REFLECTIONS ON FILM CULTURE

Daily | Marcel Carné’s LE JOUR SE LÈVE

Le jour se lève

‘Le jour se lève’

“It’s one thing to watch sturdy, dexterously charming Jean Gabin as a working-class joe who doesn’t mind dangerous manual labor, figuring that’s his lot in life,” begins Stephanie Zacharek in the Voice. “But to see him as a man undone by his love for a noncommittal woman? That’s nearly unbearable, and it’s the linchpin of Marcel Carné‘s extraordinary, long-unseen 1939 crime drama Le jour se lève (Daybreak), playing at Film Forum in a glistening restoration that includes footage removed by Vichy censors 75 years ago.”

Le jour se lève typically gets shoehorned, along with a handful of other collaborations between director Marcel Carné and screenwriter Jacques Prévert, into a filmic historical movement known by the oxymoronic catchall ‘poetic realism,'” writes Budd Wilkins for Slant. “But, in many ways, it’s more productive to view this relentlessly dour and disillusioned masterwork as a feel-bad forerunner of film noir…. Prévert was an active associate of the surrealist movement, as were many of the postwar critics instrumental in delineating the contours of film noir as an aesthetic, so the similarities in tone and technique between Le jour se lève and what critics prized most in classical noir might best be put down to an elective affinity of sensibilities.”

Anna King in Time Out New York: “The film tracks the inevitable unraveling of factory worker François (Jean Gabin) after he kills the absurd vaudeville entertainer Valentin (Jules Berry), his romantic rival for the affections of Françoise (Jacqueline Laurent) and Clara (Arletty). A series of three flashbacks illuminate the events that precede Valentin’s death, as the police slowly close in on François, cornered and chain-smoking. Following on the heels of the recent restoration of Carné’s epic Children of Paradise, the final result is masterful, leaving only a couple of scenes lingering in slightly fuzzy focus.”
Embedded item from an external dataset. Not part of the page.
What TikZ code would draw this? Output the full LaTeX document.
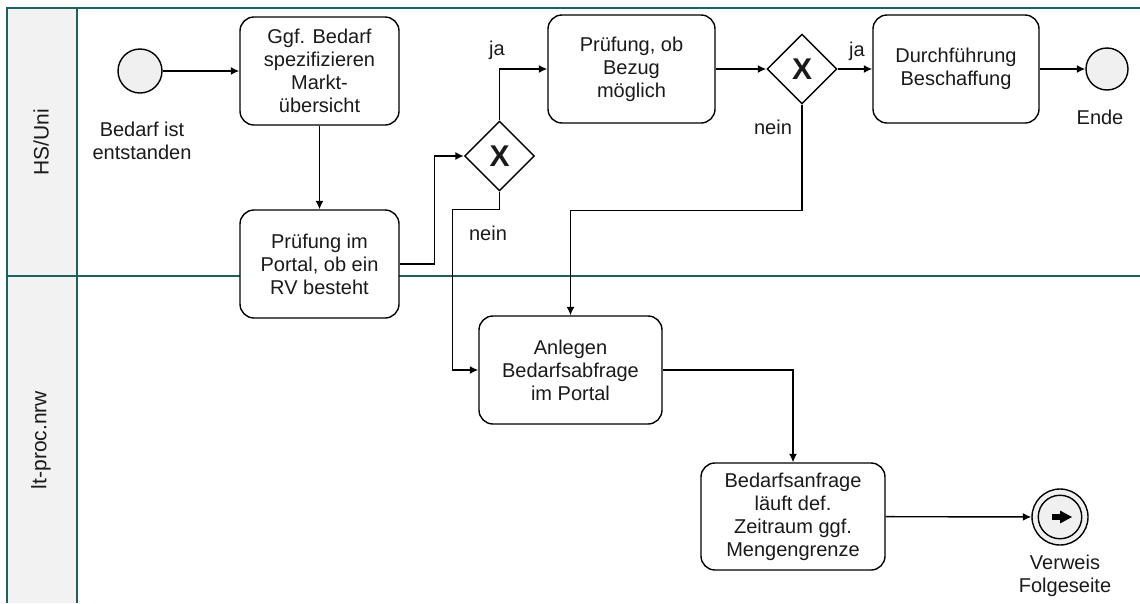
\documentclass[tikz,border=0pt]{standalone}
\usepackage{fontspec}
\setmainfont{Liberation Sans}
\usetikzlibrary{shapes.geometric,arrows.meta}
\definecolor{lanecol}{RGB}{28,96,96}
\definecolor{headfill}{RGB}{242,242,242}
\definecolor{evfill}{RGB}{240,240,240}
\definecolor{txt}{RGB}{26,26,26}
\begin{document}
\begin{tikzpicture}[x=1pt,y=-1pt,
  every node/.style={text=txt},
  base/.style={font=\fontsize{20}{23}\selectfont},
  task/.style={base,draw=black,fill=white,rounded corners=14pt,line width=1.4pt,align=center,inner sep=0pt},
  gate/.style={diamond,draw=black,fill=white,line width=1.4pt,minimum width=70,minimum height=70,inner sep=0pt,font=\fontsize{30}{30}\selectfont\bfseries},
  evt/.style={circle,draw=black,fill=evfill,line width=1.4pt,inner sep=0pt},
  flow/.style={draw=black,line width=1.4pt,-{Latex[length=8.5pt,width=8pt]}},
  lbl/.style={base,align=center},
  lane/.style={draw=lanecol,line width=2.2pt}]
\useasboundingbox (0,0) rectangle (1140,603);
% pool and lanes
\fill[headfill] (7,8) rectangle (77,603);
\draw[lane] (7,603) -- (7,8) -- (1140,8);
\draw[lane] (77,8) -- (77,603);
\draw[lane] (7,276) -- (1140,276);
\node[base,rotate=90,font=\fontsize{21}{23}\selectfont] (l1) at (41,142) {HS/Uni};
\node[base,rotate=90,font=\fontsize{21}{23}\selectfont] (l2) at (41,440) {lt-proc.nrw};
% nodes
\node[evt,minimum size=44] (s) at (140,71) {};
\node[lbl] (sl) at (142,141) {Bedarf ist\\entstanden};
\node[task,minimum width=159,minimum height=108] (t1) at (319.5,71) {Ggf. Bedarf\\spezifizieren\\Markt-\\übersicht};
\node[task,minimum width=159,minimum height=108] (t2) at (319.5,264) {Prüfung im\\Portal, ob ein\\RV besteht};
\node[gate] (g1) at (499.5,156) {X};
\node[task,minimum width=167,minimum height=108] (t3) at (631.5,69) {Prüfung, ob\\Bezug\\möglich};
\node[gate] (g2) at (802,69) {X};
\node[task,minimum width=166,minimum height=108] (t4) at (956,69) {Durchführung\\Beschaffung};
\node[evt,minimum size=42] (e1) at (1107,69) {};
\node[lbl] (el) at (1100,117) {Ende};
\node[task,minimum width=183,minimum height=108] (t5) at (570.5,370) {Anlegen\\Bedarfsabfrage\\im Portal};
\node[task,minimum width=184,minimum height=107] (t6) at (793,516.5) {Bedarfsanfrage\\läuft def.\\Zeitraum ggf.\\Mengengrenze};
\node[evt,minimum size=56] (e2) at (1060,517) {};
\node[evt,minimum size=43.5] (e2i) at (1060,517) {};
\fill[black] (1052,514) rectangle (1061,520);
\fill[black] (1060,510.5) -- (1072,517) -- (1060,523.5) -- cycle;
\node[lbl] (e2l) at (1065,576) {Verweis\\Folgeseite};
% labels
\node[lbl] (ja1) at (497,50) {ja};
\node[lbl] (nein1) at (488,233) {nein};
\node[lbl] (ja2) at (857,51) {ja};
\node[lbl] (nein2) at (773,127) {nein};
% flows
\draw[flow] (s) -- (t1);
\draw[flow] (t1) -- (t2);
\draw[flow] (t2.east) -- ++(35,0) |- (g1.west);
\draw[flow] (g1.north) |- (t3.west);
\draw[flow] (g1.south) -- ++(0,18) -| ([xshift=-26pt]t5.west) -- (t5.west);
\draw[flow] (t3) -- (g2);
\draw[flow] (g2) -- (t4);
\draw[flow] (t4) -- (e1);
\draw[flow] (g2.south) -- ++(0,106) -| (t5.north);
\draw[flow] (t5.east) -| (t6.north);
\draw[flow] (t6) -- (e2);
\end{tikzpicture}
\end{document}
The new restoration screened in the UK last month and the Guardian‘s Peter Bradshaw found it “bristling with energy and shaped with incomparable artistry and flair.” On the other hand, David Jenkins at Little White Lies: “Despite a certain thematic richness and its status as an important antecedent to the ascendant noir genre in the US (this smacks heavily of the kind of film Fritz Lang was making after his move to Hollywood), it perhaps doesn’t stand up as one of the classics of the era.”

Update, 11/14: “Blending romantic despair with violent moods, theatrical volubility with oppressive silence, the movie captures a society of contradictions at a tragic breaking point,” writes the New Yorker‘s Richard Brody. “When François, besieged by armed officers, screams, ‘I want peace! Peace!,’ he seems to speak for a panic-stricken nation.”